Federigo Tozzi, Con gli occhi chiusi (1919)
Nel secondo decennio del Novecento il senese Federigo Tozzi (1883-1920) produce nei suoi tre romanzi una narrativa di grande novità: a partire da personaggi e situazioni classiche del Naturalismo (gli umili, i diseredati e l’ardua lotta per la “roba”), l’autore sviluppa una riflessione sul significato dell’esistenza umana: eventi banali, come un’eredità contesa all’interno di una famiglia o il fallimento di un’impresa commerciale diventano allegoria delle difficoltà esistenziali dell’uomo del Novecento.

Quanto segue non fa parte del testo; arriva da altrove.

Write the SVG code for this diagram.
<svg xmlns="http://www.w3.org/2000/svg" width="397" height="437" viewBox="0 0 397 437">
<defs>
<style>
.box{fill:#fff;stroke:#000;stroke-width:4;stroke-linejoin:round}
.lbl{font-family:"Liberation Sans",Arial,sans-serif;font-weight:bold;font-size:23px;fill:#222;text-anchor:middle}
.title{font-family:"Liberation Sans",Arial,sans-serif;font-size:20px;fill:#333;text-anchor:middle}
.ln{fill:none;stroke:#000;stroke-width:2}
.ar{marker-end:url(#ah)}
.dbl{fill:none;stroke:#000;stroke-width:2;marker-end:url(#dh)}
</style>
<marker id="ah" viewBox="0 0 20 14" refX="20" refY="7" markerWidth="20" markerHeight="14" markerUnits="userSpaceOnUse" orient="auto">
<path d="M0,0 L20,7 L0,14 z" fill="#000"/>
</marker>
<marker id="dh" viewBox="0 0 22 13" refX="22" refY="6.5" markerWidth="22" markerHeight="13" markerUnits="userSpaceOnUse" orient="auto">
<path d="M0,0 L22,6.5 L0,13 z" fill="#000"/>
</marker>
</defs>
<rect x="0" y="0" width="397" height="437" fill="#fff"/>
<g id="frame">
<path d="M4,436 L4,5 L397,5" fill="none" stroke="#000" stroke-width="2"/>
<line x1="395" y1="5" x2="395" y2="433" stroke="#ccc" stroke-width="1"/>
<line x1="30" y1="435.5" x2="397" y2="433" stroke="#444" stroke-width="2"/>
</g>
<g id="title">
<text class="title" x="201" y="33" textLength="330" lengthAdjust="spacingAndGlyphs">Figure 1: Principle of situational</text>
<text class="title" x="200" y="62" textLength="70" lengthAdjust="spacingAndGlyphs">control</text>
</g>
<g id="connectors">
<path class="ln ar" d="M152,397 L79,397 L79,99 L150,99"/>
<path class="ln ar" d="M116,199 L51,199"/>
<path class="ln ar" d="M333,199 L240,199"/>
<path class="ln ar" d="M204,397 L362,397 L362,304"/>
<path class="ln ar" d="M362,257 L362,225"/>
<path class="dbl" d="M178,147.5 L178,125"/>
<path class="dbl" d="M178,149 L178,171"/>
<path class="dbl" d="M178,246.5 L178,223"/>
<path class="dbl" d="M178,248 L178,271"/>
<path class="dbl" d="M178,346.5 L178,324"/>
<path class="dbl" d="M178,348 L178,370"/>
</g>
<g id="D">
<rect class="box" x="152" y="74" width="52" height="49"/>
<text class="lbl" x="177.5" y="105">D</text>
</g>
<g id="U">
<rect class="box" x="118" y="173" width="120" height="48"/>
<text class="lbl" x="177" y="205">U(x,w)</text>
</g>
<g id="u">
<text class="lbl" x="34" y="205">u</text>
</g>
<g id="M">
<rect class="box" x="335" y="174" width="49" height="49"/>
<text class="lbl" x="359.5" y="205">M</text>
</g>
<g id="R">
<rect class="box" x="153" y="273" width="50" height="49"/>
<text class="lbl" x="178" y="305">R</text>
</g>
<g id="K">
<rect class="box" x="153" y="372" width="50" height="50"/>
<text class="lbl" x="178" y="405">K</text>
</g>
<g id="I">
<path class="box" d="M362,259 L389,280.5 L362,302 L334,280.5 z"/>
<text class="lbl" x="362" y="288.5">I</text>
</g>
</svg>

Una matrice autobiografica è riconoscibile in Con gli occhi chiusi (1919), ove campeggia il conflitto del protagonista con il padre che sa far soldi e difendere la proprietà conquistata con un duro lavoro, mentre il figlio sembra vivere «con gli occhi chiusi» in una sorta di disadattamento. Nel postumo Il podere, il giovane impiegato Remigio eredita dal padre un terreno, ma si rivela inadatto a gestire l’eredità e a proteggerla dall’avidità dei parenti e dal malaffare degli avvocati, sinché è travolto dalla rovina economica e ucciso in una lite da un contadino. Infine in Tre croci (1920) la figura dell’inetto si moltiplica in tre fratelli, anch’essi incapaci di difendere il loro piccolo patrimonio (una bottega di libri antichi): per procrastinare il fallimento, falsificano la firma di un amico che li ha garantiti presso una banca, ma presto il processo, la vergogna e la morte a breve distanza l’uno dall’altro (le «tre croci») pongono termine alla squallida vicenda.